17, 18. And these are the golden emerods . . . and the mice--There were five representative images of the emerods, corresponding to the five principal cities of the Philistines. But the number of the golden mice must have been greater, for they were sent from the walled towns as well as the country villages.
18. unto the great stone of Abel--Abel, or Aben, means "stone," so that without resorting to italics, the reading should be, "the great stone."
19. he smote the men of Beth-shemesh, because they had looked into the ark--In the ecstasy of delight at seeing the return of the ark, the Beth-shemesh reapers pried into it beneath the wagon cover; and instead of covering it up again, as a sacred utensil, they let it remain exposed to common inspection, wishing it to be seen, in order that all might enjoy the triumph of seeing the votive offerings presented to it, and gratify curiosity with the sight of the sacred shrine. This was the offense of those Israelites (Levites, as well as common people), who had treated the ark with less reverence than the Philistines themselves.

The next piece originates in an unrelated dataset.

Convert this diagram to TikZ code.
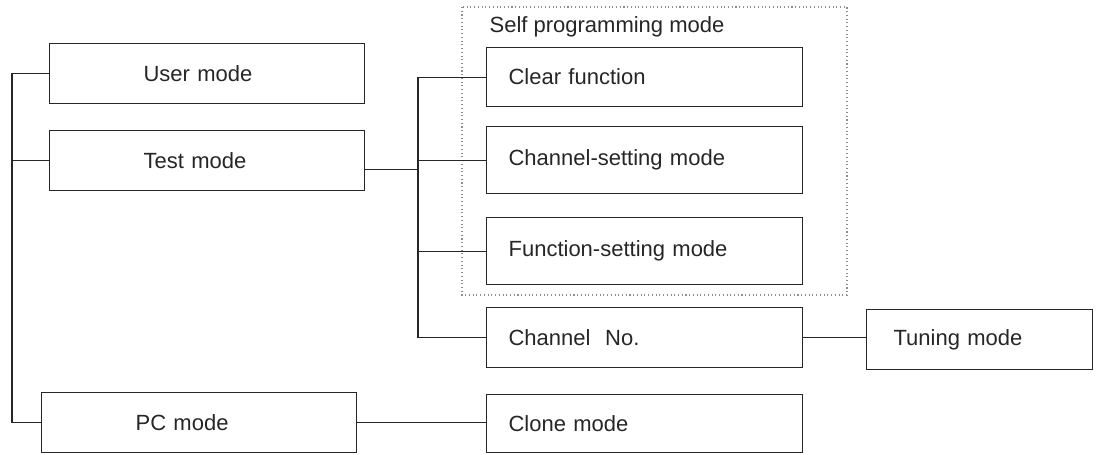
\documentclass[tikz,border=0pt]{standalone}
\usepackage{fontspec}
\setmainfont{Liberation Sans}
\begin{document}
\begin{tikzpicture}[x=0.75pt,y=-0.75pt,
  line width=0.9pt, draw=black!85,
  every node/.style={font=\fontsize{16.5}{19}\selectfont, text=black!85},
  lbox/.style={draw, line width=0.9pt, rectangle, anchor=north west, inner ysep=0pt,
     minimum width=236.25pt, minimum height=45pt, inner xsep=70.5pt, text width=95.25pt, align=left},
  rbox/.style={draw, line width=0.9pt, rectangle, anchor=north west, inner ysep=0pt,
     minimum width=237pt, inner xsep=16.5pt, text width=204pt, align=left},
  conn/.style={line width=0.9pt, draw=black!85},
  spbox/.style={draw=black!45, line width=0.8pt, dotted}
]
\useasboundingbox (0,0) rectangle (1096,454);
% self programming group
\draw[spbox] (462,7) rectangle (847,295);
\node[anchor=west, inner sep=0pt] (splabel) at (489,27) {Self programming mode};
% left column
\node[lbox] (user) at (49,43) {User mode};
\node[lbox] (test) at (49,130) {Test mode};
\node[lbox] (pc) at (41,392) {PC mode};
% right column
\node[rbox, minimum height=44.25pt] (clear) at (486,47) {Clear function};
\node[rbox, minimum height=50.25pt] (chset) at (486,126) {Channel-setting mode};
\node[rbox, minimum height=50.25pt] (fnset) at (486,217) {Function-setting mode};
\node[rbox, minimum height=45pt] (chno) at (486,307) {Channel\ \ No.};
\node[rbox, minimum height=43.5pt] (clone) at (486,394) {Clone mode};
\node[draw, line width=0.9pt, rectangle, anchor=north west, inner ysep=0pt,
  minimum width=169.5pt, minimum height=45pt, inner xsep=20.25pt, text width=129pt, align=left]
  (tuning) at (866,309) {Tuning mode};
% trunk coordinates
\coordinate (lt) at (12,0);
\coordinate (rt) at (418,0);
\coordinate (testout) at ([yshift=-6.75pt]test.east);
% connectors
\draw[conn] (user.west) -| (lt |- pc.west) -- (pc.west);
\draw[conn] (test.west) -- (lt |- test.west);
\draw[conn] (testout) -- (rt |- testout);
\draw[conn] (clear.west) -| (rt |- chno.west) -- (chno.west);
\draw[conn] (chset.west) -- (rt |- chset.west);
\draw[conn] (fnset.west) -- (rt |- fnset.west);
\draw[conn] (chno.east) -- (chno.east -| tuning.west);
\draw[conn] (pc.east) -- (pc.east -| clone.west);
\end{tikzpicture}
\end{document}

he smote of the people fifty thousand and threescore and ten men--Beth-shemesh being only a village, this translation must be erroneous, and should be, "he smote fifty out of a thousand," being only fourteen hundred in all who indulged this curiosity. God, instead of decimating, according to an ancient usage, slew only a twentieth part; that is, according to JOSEPHUS, seventy out of fourteen hundred (see Numbers 4:18-22 ).
21. Kirjath-jearim--"the city of woods," also called Kirjath-baal ( Joshua 15:60 , 18:14 , 1 Chronicles 13:6 1 Chronicles 13:7 ). This was the nearest town to Beth-shemesh; and being a place of strength, it was a more fitting place for the residence of the ark. Beth-shemesh being in a low plain, and Kirjath-jearim on a hill, explains the message, "Come ye down, and fetch it up to you."